Newtonian Gravity – Why the Moon Stays in Orbit Around the Earth

moonnewtonian-gravityorbital-motion

Naturally, I know it to be true that the moon goes around the Earth and that the Earth goes around the sun.

However, attempting to picture this has confused me a bit. Why doesn't the moon just get left behind?

I'll draw a diagram to show what I'm imagining:

Image of Sun, Earth & Moon

What I'd expect to happen after this image is the Earth to move along v, while having it's direction of motion changed due to the gravitational force with the sun, and the moon to move along v, while having it's direction of motion changed due to the gravitational force with the Earth.

My slight issue and where I think I might be missing something, is why doesn't the Earth's speed just mean it can just fly away from the moon and just leave it flying in it's tangential velocity?

I know I'm missing something here, so if anyone could point that out, it'd be greatly appreciated! Sorry if it seems obvious!

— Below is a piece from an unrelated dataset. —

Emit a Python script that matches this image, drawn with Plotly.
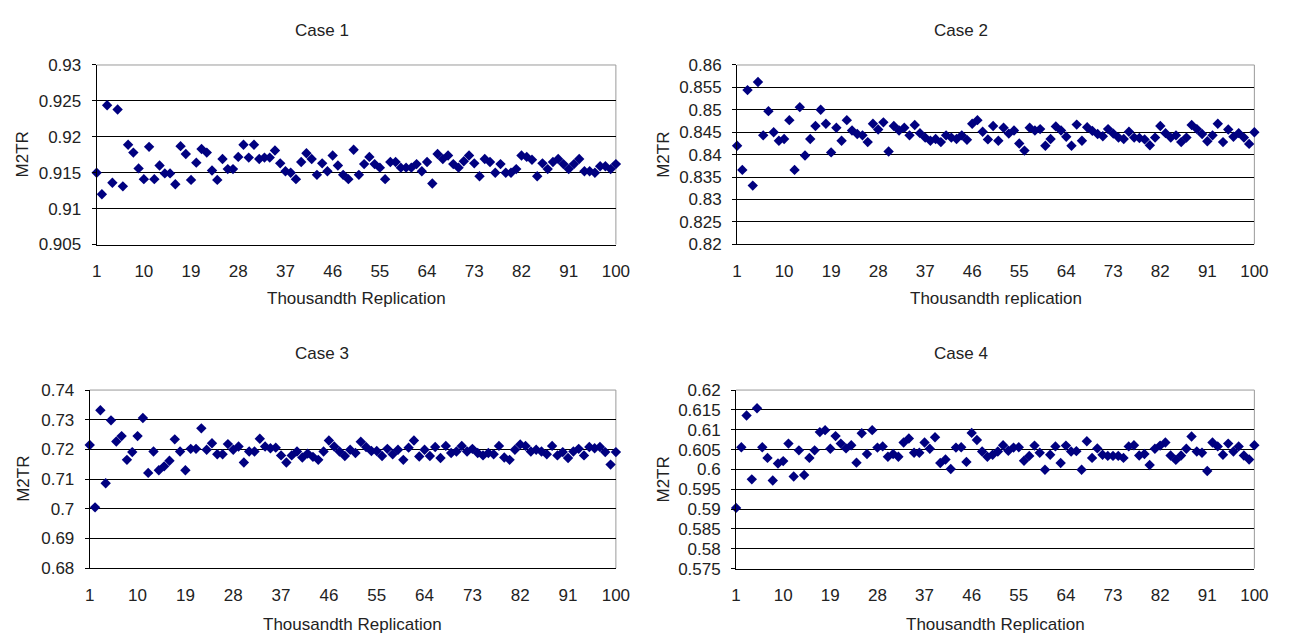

I've thought along the lines that the moon might also be following the Earth's orbit of the sun but the law of universal gravitation would, as far as I know, stop that being true since it's of a differing mass.

Edit:
Alternatively, why doesn't the Earth just smash into the moon?

Best Answer

Let me try this way: the Sun isn't only pulling on the Earth, it's pulling on the Moon as well. The pull on the Earth is almost the same as the pull on the Moon, so the net effect of the Sun on the relative motion between the Earth and Moon is very small.

Recall Galileo's law of motion: if you drop two objects close together from the same height, they experience the same gravitational acceleration, so they stay together during their fall:

enter image description here

Now think of the ground as the Sun, the large object as the Earth, the small object as the Moon, and the fall as their orbit around the Sun: the Earth and the Moon stay together, because they experience (almost) the same gravitational acceleration from the Sun.

Notice that I said almost: the gravitational pull of the Sun decreases with distance, so the object closest to the Sun does feel a slightly larger acceleration. This means that if there wasn't any gravitational force between the Earth and the Moon, they would indeed slowly drift away from each other over time. But the gravitational force between them prevents this, and because this force is much bigger than the net effect of the Sun, the latter only causes small perturbations in the motion of the Earth and Moon around each other.